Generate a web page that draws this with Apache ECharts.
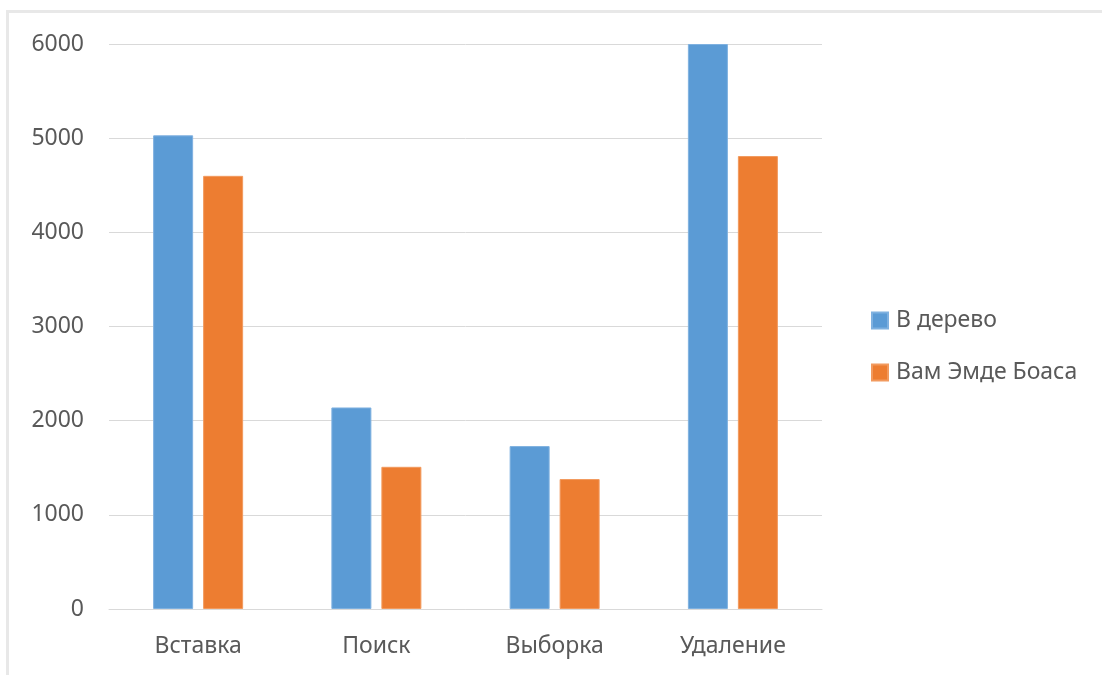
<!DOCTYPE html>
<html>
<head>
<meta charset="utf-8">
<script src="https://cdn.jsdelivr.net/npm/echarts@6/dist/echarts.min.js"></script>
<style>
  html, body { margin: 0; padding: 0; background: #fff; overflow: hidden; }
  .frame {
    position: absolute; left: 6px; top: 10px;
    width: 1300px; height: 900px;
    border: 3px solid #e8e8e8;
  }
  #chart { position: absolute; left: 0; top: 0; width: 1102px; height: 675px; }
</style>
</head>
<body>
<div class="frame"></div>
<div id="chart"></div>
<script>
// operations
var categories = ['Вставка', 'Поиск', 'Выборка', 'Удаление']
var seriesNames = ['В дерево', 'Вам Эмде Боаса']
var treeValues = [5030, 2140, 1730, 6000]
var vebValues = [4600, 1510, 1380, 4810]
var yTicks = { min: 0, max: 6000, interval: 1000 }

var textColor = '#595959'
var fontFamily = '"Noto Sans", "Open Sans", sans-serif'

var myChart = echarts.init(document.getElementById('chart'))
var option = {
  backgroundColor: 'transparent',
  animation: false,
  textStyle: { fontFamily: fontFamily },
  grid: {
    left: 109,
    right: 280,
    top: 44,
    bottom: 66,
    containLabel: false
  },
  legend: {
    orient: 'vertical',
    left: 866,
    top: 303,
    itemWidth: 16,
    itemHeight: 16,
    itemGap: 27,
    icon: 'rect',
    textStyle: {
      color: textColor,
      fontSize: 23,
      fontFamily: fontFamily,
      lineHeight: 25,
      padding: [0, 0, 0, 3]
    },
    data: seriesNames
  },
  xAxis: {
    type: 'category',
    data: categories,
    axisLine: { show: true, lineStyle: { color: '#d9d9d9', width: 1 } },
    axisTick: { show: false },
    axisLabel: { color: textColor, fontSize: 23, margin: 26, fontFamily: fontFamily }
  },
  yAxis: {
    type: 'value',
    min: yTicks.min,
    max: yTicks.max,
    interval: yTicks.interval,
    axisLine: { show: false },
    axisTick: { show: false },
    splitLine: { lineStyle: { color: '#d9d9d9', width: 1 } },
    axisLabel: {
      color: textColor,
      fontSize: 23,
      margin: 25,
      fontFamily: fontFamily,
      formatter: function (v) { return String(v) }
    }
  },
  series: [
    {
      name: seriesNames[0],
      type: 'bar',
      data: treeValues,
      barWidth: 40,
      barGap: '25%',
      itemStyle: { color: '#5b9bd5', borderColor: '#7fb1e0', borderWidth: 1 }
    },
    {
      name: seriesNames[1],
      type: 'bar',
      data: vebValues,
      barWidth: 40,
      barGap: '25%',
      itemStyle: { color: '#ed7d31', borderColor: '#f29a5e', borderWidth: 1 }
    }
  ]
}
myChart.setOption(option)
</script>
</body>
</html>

__Exercise task__. Using the material above, return every line exactly as it appears, minus the pictures.

__Reply to the task__.
Generate a web page that draws this with Apache ECharts.
<!DOCTYPE html>
<html>
<head>
<meta charset="utf-8">
<script src="https://cdn.jsdelivr.net/npm/echarts@6/dist/echarts.min.js"></script>
<style>
  html, body { margin: 0; padding: 0; background: #fff; overflow: hidden; }
  .frame {
    position: absolute; left: 6px; top: 10px;
    width: 1300px; height: 900px;
    border: 3px solid #e8e8e8;
  }
  #chart { position: absolute; left: 0; top: 0; width: 1102px; height: 675px; }
</style>
</head>
<body>
<div class="frame"></div>
<div id="chart"></div>
<script>
// operations
var categories = ['Вставка', 'Поиск', 'Выборка', 'Удаление']
var seriesNames = ['В дерево', 'Вам Эмде Боаса']
var treeValues = [5030, 2140, 1730, 6000]
var vebValues = [4600, 1510, 1380, 4810]
var yTicks = { min: 0, max: 6000, interval: 1000 }

var textColor = '#595959'
var fontFamily = '"Noto Sans", "Open Sans", sans-serif'

var myChart = echarts.init(document.getElementById('chart'))
var option = {
  backgroundColor: 'transparent',
  animation: false,
  textStyle: { fontFamily: fontFamily },
  grid: {
    left: 109,
    right: 280,
    top: 44,
    bottom: 66,
    containLabel: false
  },
  legend: {
    orient: 'vertical',
    left: 866,
    top: 303,
    itemWidth: 16,
    itemHeight: 16,
    itemGap: 27,
    icon: 'rect',
    textStyle: {
      color: textColor,
      fontSize: 23,
      fontFamily: fontFamily,
      lineHeight: 25,
      padding: [0, 0, 0, 3]
    },
    data: seriesNames
  },
  xAxis: {
    type: 'category',
    data: categories,
    axisLine: { show: true, lineStyle: { color: '#d9d9d9', width: 1 } },
    axisTick: { show: false },
    axisLabel: { color: textColor, fontSize: 23, margin: 26, fontFamily: fontFamily }
  },
  yAxis: {
    type: 'value',
    min: yTicks.min,
    max: yTicks.max,
    interval: yTicks.interval,
    axisLine: { show: false },
    axisTick: { show: false },
    splitLine: { lineStyle: { color: '#d9d9d9', width: 1 } },
    axisLabel: {
      color: textColor,
      fontSize: 23,
      margin: 25,
      fontFamily: fontFamily,
      formatter: function (v) { return String(v) }
    }
  },
  series: [
    {
      name: seriesNames[0],
      type: 'bar',
      data: treeValues,
      barWidth: 40,
      barGap: '25%',
      itemStyle: { color: '#5b9bd5', borderColor: '#7fb1e0', borderWidth: 1 }
    },
    {
      name: seriesNames[1],
      type: 'bar',
      data: vebValues,
      barWidth: 40,
      barGap: '25%',
      itemStyle: { color: '#ed7d31', borderColor: '#f29a5e', borderWidth: 1 }
    }
  ]
}
myChart.setOption(option)
</script>
</body>
</html>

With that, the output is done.